Memang sih. Ada benarnya juga. Dari data yang saya kumpulkan, di Jakarta ada beberapa tempat hiburan malam dan bisnis lendir.
Harganya juga beraneka ragam. Mulai dari yang terendah dan termahal. Semua kelas, dari buruh hingga orang gedongan, bisa menyalurkan hasrat seksualnya dan kebosanan sekadar hahahihi dengan orang yang tepat.
Tentu saja kesimpulan soal susahnya cari kerja itu benar. Mereka, para cewek dan cowok pemuas hasrat, pasti takkan melakukan pekerjaan itu jika mereka dapat kerjaan yang sesuai bidangnya.
Pemerintah juga tak bisa disalahkan total. Mereka juga sudah mengatur sedemikian rupa agar di ibu kota ini, pekerjaan terbagi dengan adil, sesuai kompetensi dan strata pendidikan.
Saking rumitnya, jika ingin memetakan cara bagaimana bisnis gelap tumbuh subur di Jakarta, akan didapati banyak masalah dan tarik ulur kepentingan.
Mereka yang sulit berpikir untuk itu, akan mengambil jalan pintas. Membuat jalur bisnisnya sendiri, dan tak lagi memandang moralitas demi sesuap nasi tiap hari.
“Saking susahnya nyari duit, banyak yang aneh-aneh di sini, yang jarang dilihat di kampung halaman. Seperti pengamen yang berpuisi, ondel-ondel, dan banyak lagi. Kreatif ada jalannya, yang gelap juga ada,” katanya pada saya lagi.
Kopi saya nyaris tandas. Sosis dengan sambal serta mayonaise juga tinggal sedikit. Lampu perlahan-lahan diredupkan. Meja sudah dirapikan. Kursi-kursi diatur sedemikian rupa.
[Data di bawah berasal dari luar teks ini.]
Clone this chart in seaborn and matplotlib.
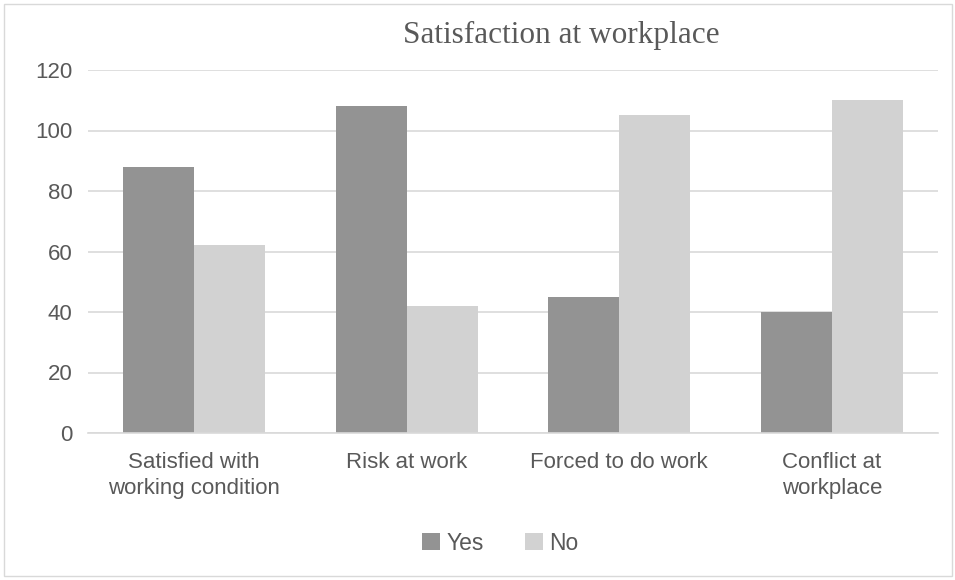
import matplotlib
matplotlib.use("Agg")
import matplotlib.pyplot as plt
import seaborn as sns
import pandas as pd
from matplotlib.patches import Rectangle

categories = ["Satisfied with\nworking condition", "Risk at work", "Forced to do work", "Conflict at\nworkplace"]
yes_values = [88, 108, 45, 40]
no_values = [62, 42, 105, 110]
series = ["Yes", "No"]
y_ticks = [0, 20, 40, 60, 80, 100, 120]

df = pd.DataFrame({
    "category": categories * 2,
    "value": yes_values + no_values,
    "series": ["Yes"] * len(categories) + ["No"] * len(categories),
})

sns.set_theme(style="white")
plt.rcParams["font.family"] = ["Liberation Sans", "DejaVu Sans"]

fig = plt.figure(figsize=(9.55, 5.8), dpi=100)
ax = fig.add_axes([88/955, 1 - 433/580, (938 - 88)/955, (433 - 70)/580])

sns.barplot(data=df, x="category", y="value", hue="series", hue_order=series,
            palette={"Yes": "#939393", "No": "#d2d2d2"}, width=0.667,
            saturation=1, ax=ax, legend=True, linewidth=0)

ax.set_ylim(0, 120)
ax.set_yticks(y_ticks)
ax.set_xlim(-0.5, len(categories) - 0.5)
ax.grid(axis="y", color="#d9d9d9", linewidth=1.2)
ax.set_axisbelow(True)
for s in ["top", "right", "left"]:
    ax.spines[s].set_visible(False)
ax.spines["bottom"].set_color("#d9d9d9")
ax.spines["bottom"].set_linewidth(1.2)
ax.set_xlabel("")
ax.set_ylabel("")
ax.tick_params(axis="both", length=0, labelsize=16, labelcolor="#595959")
ax.tick_params(axis="y", pad=11)
ax.tick_params(axis="x", pad=14)
for lbl in ax.get_xticklabels():
    lbl.set_linespacing(1.3)

fig.text(561/955, 1 - 35/580, "Satisfaction at workplace", ha="center", va="center",
         fontsize=22.5, color="#595959", family=["Liberation Serif", "DejaVu Serif"])

leg = ax.legend(loc="center", bbox_to_anchor=(500/955, 1 - 543/580), bbox_transform=fig.transFigure,
                ncol=2, frameon=False, fontsize=16.5, handlelength=0.8, handleheight=0.8,
                handletextpad=0.25, columnspacing=1.8)
for t in leg.get_texts():
    t.set_color("#595959")

fig.patches.append(Rectangle((4/955, 4/580), 948/955, 572/580, transform=fig.transFigure,
                             fill=False, edgecolor="#d9d9d9", linewidth=1))

fig.savefig("out.png", dpi=100)
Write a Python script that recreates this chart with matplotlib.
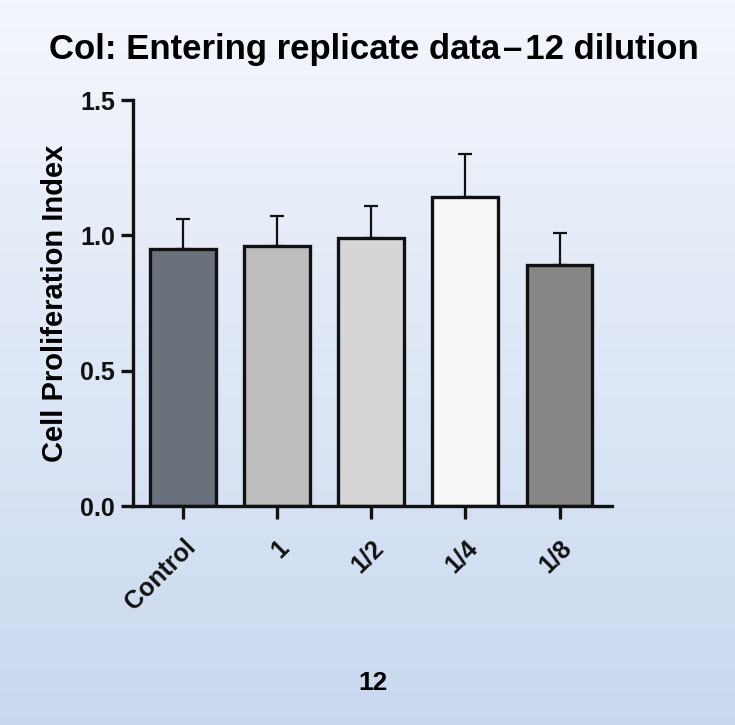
import numpy as np
import matplotlib
matplotlib.use("Agg")
import matplotlib.pyplot as plt

# data
groups = ['Control', '1', '1/2', '1/4', '1/8']
means = [0.95, 0.96, 0.99, 1.14, 0.89]
sem = [0.11, 0.11, 0.12, 0.16, 0.12]
bar_colors = ['#6b717c', '#bdbdbd', '#d6d6d6', '#f8f8f8', '#868686']

plt.rcParams['font.family'] = ['Liberation Sans', 'DejaVu Sans']
plt.rcParams['font.weight'] = 'bold'

fig = plt.figure(figsize=(7.35, 7.25), dpi=100)

# gradient background over the whole figure
bg = fig.add_axes([0, 0, 1, 1], zorder=-10)
grad = np.linspace(0, 1, 256).reshape(-1, 1)
top = np.array([0.955, 0.965, 0.99])
bot = np.array([0.79, 0.85, 0.94])
img = top + (bot - top) * grad[:, :, None]
bg.imshow(img, aspect='auto', extent=[0, 1, 0, 1])
bg.axis('off')

ax = fig.add_axes([0.181, 0.302, 0.652, 0.560])
ax.patch.set_alpha(0)
x = np.arange(len(groups))

ax.errorbar(x, means, yerr=[np.zeros(len(sem)), sem], fmt='none',
            ecolor='#111111', elinewidth=1.6, capsize=5, capthick=1.6, zorder=1)
ax.bar(x, means, width=0.7, color=bar_colors, edgecolor='#111111',
       linewidth=2.4, zorder=2)

ax.set_xlim(-0.53, 4.56)
ax.set_ylim(0, 1.5)
ax.set_yticks([0, 0.5, 1.0, 1.5])
ax.set_yticklabels(['0.0', '0.5', '1.0', '1.5'])
ax.set_xticks(x)
ax.set_xticklabels(groups, rotation=45, ha='right', rotation_mode='anchor')

for s in ['top', 'right']:
    ax.spines[s].set_visible(False)
for s in ['left', 'bottom']:
    ax.spines[s].set_linewidth(2.4)
    ax.spines[s].set_color('#111111')
ax.tick_params(axis='both', length=9, width=2.4, colors='#111111',
               labelsize=18, pad=4)
ax.tick_params(axis='x', pad=12)

ax.set_ylabel('Cell Proliferation Index', fontsize=21, fontweight='bold', labelpad=8)
ax.set_xlabel('12', fontsize=19, fontweight='bold', labelpad=40)
fig.suptitle('Col: Entering replicate data\u200a\u2013\u200a12 dilution', x=0.508, y=0.955,
             fontsize=25, fontweight='bold')

fig.savefig('out.png', dpi=100)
Pelayan yang mengantarkan makanan dan minuman kami sudah beri aba-aba sambil menunjuk jam tangannya, sambil mengangkat kedua tangannya bak salam lebaran di kalender dan iklan teve.
Saya menyedot es kopi sampai habis. Slurp. Saat akan berdiri, saya ditahan oleh teman. Katanya santai saja. Habisi minuman dulu. “Masih lama tutupnya. Santai sajalah.”
Saya mengelak. Tidak enak jika tak segera bangkit, karena sudah ditegur sekali. “Saya pernah punya warung, dan tidak baik ditegur hingga tiga kali,” kataku pada temanku.
Mereka pun berdiri. Pelayan tersenyum. Saya meminta maaf karena agak lama. Ia bilang terima kasih. “Kenapa mesti minta maaf? Kita tidak salah.” “Saya tidak enak buat mereka menunggu. Mereka mau istirahat dan lekas pulang,” saya timpali pertanyaan temanku, ia angguk-angguk.
Maaf, tolong, dan terima kasih. Bagi saya adalah tiga kata yang sering diucapkan orang secara tidak sadar, namun besar dampaknya. Begitu juga kalau tidak diucapkan. Sekeras-kerasnya Jakarta, lebih keras jika kita semua melupakan tiga kata di atas.
Sekali duduk, saya benar-benar belajar di kedai kopi.